▸ **Data in this exercise**:

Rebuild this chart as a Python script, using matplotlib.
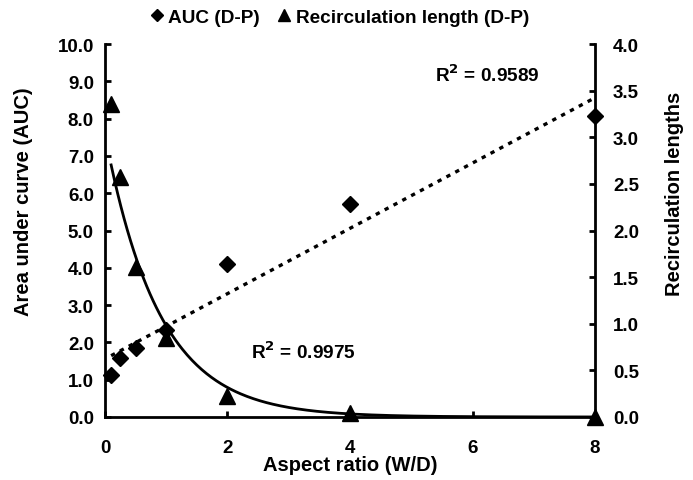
import matplotlib
matplotlib.use('Agg')
import matplotlib.pyplot as plt
import numpy as np
from matplotlib.lines import Line2D

plt.rcParams['font.family'] = ['Liberation Sans', 'DejaVu Sans']
plt.rcParams['font.weight'] = 'bold'

# data
aspect = [0.1, 0.25, 0.5, 1, 2, 4, 8]
auc = [1.13, 1.58, 1.85, 2.33, 4.10, 5.71, 8.07]
recirc = [3.36, 2.57, 1.61, 0.85, 0.23, 0.04, 0.0]

r2_auc = "0.9589"
r2_rec = "0.9975"

fig = plt.figure(figsize=(6.93, 4.81), dpi=100)
ax = fig.add_axes([0.1515, 0.131, 0.7071, 0.7754])
ax2 = ax.twinx()

# linear trend for AUC
x = np.array(aspect)
k, b = np.polyfit(x, auc, 1)
xl = np.linspace(min(aspect), max(aspect), 50)
ax.plot(xl, k * xl + b, color='black', lw=2.4, ls=(0, (1.3, 1.7)), zorder=2)
ax.plot(aspect, auc, 'D', color='black', ms=8, zorder=3, clip_on=False)

# exponential trend for recirculation (zero point left out of the log fit)
pos = [(xi, yi) for xi, yi in zip(aspect, recirc) if yi > 0]
px = np.array([p[0] for p in pos])
py = np.array([p[1] for p in pos])
bb, la = np.polyfit(px, np.log(py), 1)
xe = np.linspace(min(aspect), max(aspect), 300)
ax2.plot(xe, np.exp(la) * np.exp(bb * xe), color='black', lw=2, zorder=2)
ax2.plot(aspect, recirc, '^', color='black', ms=11, zorder=3, clip_on=False)

ax.set_xlim(0, 8)
ax.set_ylim(0, 10)
ax2.set_ylim(0, 4)
ax.set_xticks([0, 2, 4, 6, 8])
ax.set_yticks(np.arange(0, 10.1, 1))
ax.set_yticklabels(['%.1f' % v for v in np.arange(0, 10.1, 1)])
ax2.set_yticks(np.arange(0, 4.01, 0.5))
ax2.set_yticklabels(['%.1f' % v for v in np.arange(0, 4.01, 0.5)])

for a in (ax, ax2):
    a.spines['top'].set_visible(False)
    for s in ('left', 'right', 'bottom'):
        a.spines[s].set_linewidth(2)
    a.tick_params(direction='in', length=4, width=2, labelsize=13.5, pad=8)
ax.tick_params(axis='x', pad=16)
ax2.tick_params(axis='y', pad=13)
ax.spines['right'].set_visible(False)
ax2.spines['left'].set_visible(False)
ax2.spines['bottom'].set_visible(False)

ax.set_xlabel('Aspect ratio (W/D)', fontsize=14.5, fontweight='bold', va='center')
ax.set_ylabel('Area under curve (AUC)', fontsize=14.5, fontweight='bold', va='center')
ax2.set_ylabel('Recirculation lengths', fontsize=14.5, fontweight='bold', va='center')
ax.xaxis.set_label_coords(0.5, -0.127)
ax.yaxis.set_label_coords(-0.167, 0.58)
ax2.yaxis.set_label_coords(1.163, 0.60)

ax.text(5.38, 9.2, 'R$^2$ = ' + r2_auc, fontsize=13.7, fontweight='bold', va='center')
ax.text(2.38, 1.77, 'R$^2$ = ' + r2_rec, fontsize=13.7, fontweight='bold', va='center')

handles = [Line2D([], [], marker='D', color='black', ls='none', ms=6.5),
           Line2D([], [], marker='^', color='black', ls='none', ms=9)]
fig.legend(handles, ['AUC (D-P)', 'Recirculation length (D-P)'], loc='center',
           bbox_to_anchor=(0.488, 0.962), ncol=2, frameon=False, fontsize=13.7,
           handletextpad=0.1, columnspacing=0.8, handlelength=1)

fig.savefig('out.png', dpi=100)
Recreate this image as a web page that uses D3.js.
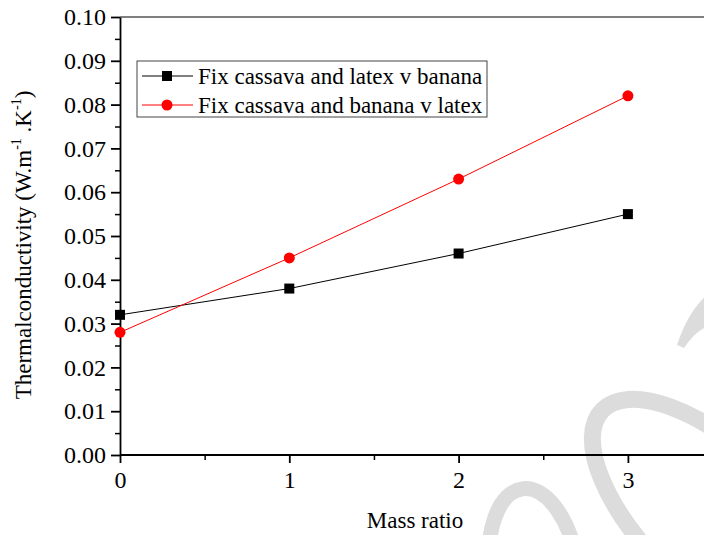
<!DOCTYPE html>
<html>
<head>
<meta charset="utf-8">
<script src="https://cdn.jsdelivr.net/npm/d3@7"></script>
<style>
  body { margin: 0; background: #fff; }
</style>
</head>
<body>
<svg id="chart" width="704" height="535"></svg>
<script>
const massRatio = [0, 1, 2, 3];
const bananaSeries = [0.032, 0.038, 0.046, 0.055];
const latexSeries = [0.028, 0.045, 0.063, 0.082];
const yTicks = [0, 0.01, 0.02, 0.03, 0.04, 0.05, 0.06, 0.07, 0.08, 0.09, 0.10];
const xTicks = [0, 1, 2, 3];
const legendLabels = ['Fix cassava and latex v banana', 'Fix cassava and banana v latex'];

const serif = 'Liberation Serif';
const margin = { top: 17, left: 120 };
const plotH = 438;
const unitW = 169.3;

const svg = d3.select('#chart');

// faint watermark in the lower right corner
const wm = svg.append('g').attr('fill', 'none').attr('stroke', '#dcdcdc');
wm.append('ellipse')
  .attr('cx', 716).attr('cy', 520).attr('rx', 158).attr('ry', 70)
  .attr('transform', 'rotate(44,716,520)')
  .attr('stroke-width', 17);
wm.append('ellipse')
  .attr('cx', 534).attr('cy', 572).attr('rx', 44).attr('ry', 84)
  .attr('transform', 'rotate(-8,534,572)')
  .attr('stroke-width', 15);
wm.append('path')
  .attr('d', 'M677,345 Q688,312 706,296 L706,327 Q694,333 684,348 Z')
  .attr('fill', '#dcdcdc').attr('stroke', 'none');

const x = d3.scaleLinear().domain([0, 3.5]).range([margin.left, margin.left + 3.5 * unitW]);
const y = d3.scaleLinear().domain([0, 0.10]).range([margin.top + plotH, margin.top]);

// top frame line
svg.append('line')
  .attr('x1', x(0)).attr('x2', 704)
  .attr('y1', y(0.10)).attr('y2', y(0.10))
  .attr('stroke', '#555').attr('stroke-width', 1.5);

// y axis: minor then major ticks
const yMinor = svg.append('g').attr('transform', `translate(${x(0)},0)`);
yMinor.call(d3.axisLeft(y).tickValues(d3.range(0.005, 0.1, 0.01)).tickSize(5).tickFormat(''));
yMinor.selectAll('line').attr('stroke', '#000').attr('stroke-width', 1.5);
yMinor.select('.domain').remove();

const yMajor = svg.append('g').attr('transform', `translate(${x(0)},0)`);
yMajor.call(d3.axisLeft(y).tickValues(yTicks).tickSize(9).tickSizeOuter(0).tickPadding(5).tickFormat(d3.format('.2f')));
yMajor.attr('font-family', serif).attr('font-size', 24);
yMajor.selectAll('text').attr('fill', '#000');
yMajor.selectAll('line, path').attr('stroke', '#000').attr('stroke-width', 1.8);

// x axis
const xMinor = svg.append('g').attr('transform', `translate(0,${y(0)})`);
xMinor.call(d3.axisBottom(x).tickValues([0.5, 1.5, 2.5, 3.5]).tickSize(5).tickFormat(''));
xMinor.selectAll('line').attr('stroke', '#000').attr('stroke-width', 1.5);
xMinor.select('.domain').remove();

const xMajor = svg.append('g').attr('transform', `translate(0,${y(0)})`);
xMajor.call(d3.axisBottom(x).tickValues(xTicks).tickSize(8).tickPadding(8).tickFormat(d3.format('d')));
xMajor.attr('font-family', serif).attr('font-size', 24);
xMajor.select('.domain').attr('d', `M${x(0)},0H704`);
xMajor.selectAll('text').attr('fill', '#000');
xMajor.selectAll('line, path').attr('stroke', '#000').attr('stroke-width', 1.8);

// axis titles
svg.append('text')
  .attr('x', 415).attr('y', 528)
  .attr('text-anchor', 'middle')
  .attr('font-family', serif).attr('font-size', 23)
  .text('Mass ratio');

const yTitle = svg.append('text')
  .attr('transform', 'translate(31,245) rotate(-90)')
  .attr('text-anchor', 'middle')
  .attr('font-family', serif).attr('font-size', 23);
yTitle.append('tspan').text('Thermalconductivity (W.m');
yTitle.append('tspan').attr('dy', -10).attr('font-size', 14).text('-1');
yTitle.append('tspan').attr('dy', 10).text(' .K');
yTitle.append('tspan').attr('dy', -10).attr('font-size', 14).text('-1');
yTitle.append('tspan').attr('dy', 10).text(')');

// series
const line = d3.line().x((d, i) => x(massRatio[i])).y(d => y(d));

svg.append('path').datum(bananaSeries)
  .attr('d', line).attr('fill', 'none').attr('stroke', '#000').attr('stroke-width', 1);
svg.append('path').datum(latexSeries)
  .attr('d', line).attr('fill', 'none').attr('stroke', '#ff0000').attr('stroke-width', 1);

svg.append('g').selectAll('rect').data(bananaSeries).join('rect')
  .attr('x', (d, i) => x(massRatio[i]) - 5).attr('y', d => y(d) - 5)
  .attr('width', 10).attr('height', 10).attr('fill', '#000');
svg.append('g').selectAll('circle').data(latexSeries).join('circle')
  .attr('cx', (d, i) => x(massRatio[i])).attr('cy', d => y(d))
  .attr('r', 5.5).attr('fill', '#ff0000');

// legend
const legend = svg.append('g').attr('transform', 'translate(137,61)');
legend.append('rect')
  .attr('width', 350).attr('height', 56)
  .attr('fill', '#fff').attr('stroke', '#444').attr('stroke-width', 1);
const legendColors = ['#000', '#ff0000'];
legendLabels.forEach((label, i) => {
  const row = legend.append('g').attr('transform', `translate(0,${15 + i * 29})`);
  row.append('line').attr('x1', 5).attr('x2', 56).attr('stroke', legendColors[i]).attr('stroke-width', 1);
  if (i === 0) {
    row.append('rect').attr('x', 30 - 5).attr('y', -5).attr('width', 10).attr('height', 10).attr('fill', '#000');
  } else {
    row.append('circle').attr('cx', 30).attr('r', 5.5).attr('fill', '#ff0000');
  }
  row.append('text').attr('x', 61).attr('y', 7.5)
    .attr('font-family', serif).attr('font-size', 23).attr('fill', '#000')
    .text(label);
});
</script>
</body>
</html>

▸ **The request**: Begin at the first line of the material and copy each line exactly through the one containing "ax2.set_yticklabels(['%.1f' % v". Omit pictures.

▸ **Expected answer**:
Rebuild this chart as a Python script, using matplotlib.
import matplotlib
matplotlib.use('Agg')
import matplotlib.pyplot as plt
import numpy as np
from matplotlib.lines import Line2D

plt.rcParams['font.family'] = ['Liberation Sans', 'DejaVu Sans']
plt.rcParams['font.weight'] = 'bold'

# data
aspect = [0.1, 0.25, 0.5, 1, 2, 4, 8]
auc = [1.13, 1.58, 1.85, 2.33, 4.10, 5.71, 8.07]
recirc = [3.36, 2.57, 1.61, 0.85, 0.23, 0.04, 0.0]

r2_auc = "0.9589"
r2_rec = "0.9975"

fig = plt.figure(figsize=(6.93, 4.81), dpi=100)
ax = fig.add_axes([0.1515, 0.131, 0.7071, 0.7754])
ax2 = ax.twinx()

# linear trend for AUC
x = np.array(aspect)
k, b = np.polyfit(x, auc, 1)
xl = np.linspace(min(aspect), max(aspect), 50)
ax.plot(xl, k * xl + b, color='black', lw=2.4, ls=(0, (1.3, 1.7)), zorder=2)
ax.plot(aspect, auc, 'D', color='black', ms=8, zorder=3, clip_on=False)

# exponential trend for recirculation (zero point left out of the log fit)
pos = [(xi, yi) for xi, yi in zip(aspect, recirc) if yi > 0]
px = np.array([p[0] for p in pos])
py = np.array([p[1] for p in pos])
bb, la = np.polyfit(px, np.log(py), 1)
xe = np.linspace(min(aspect), max(aspect), 300)
ax2.plot(xe, np.exp(la) * np.exp(bb * xe), color='black', lw=2, zorder=2)
ax2.plot(aspect, recirc, '^', color='black', ms=11, zorder=3, clip_on=False)

ax.set_xlim(0, 8)
ax.set_ylim(0, 10)
ax2.set_ylim(0, 4)
ax.set_xticks([0, 2, 4, 6, 8])
ax.set_yticks(np.arange(0, 10.1, 1))
ax.set_yticklabels(['%.1f' % v for v in np.arange(0, 10.1, 1)])
ax2.set_yticks(np.arange(0, 4.01, 0.5))
ax2.set_yticklabels(['%.1f' % v for v in np.arange(0, 4.01, 0.5)])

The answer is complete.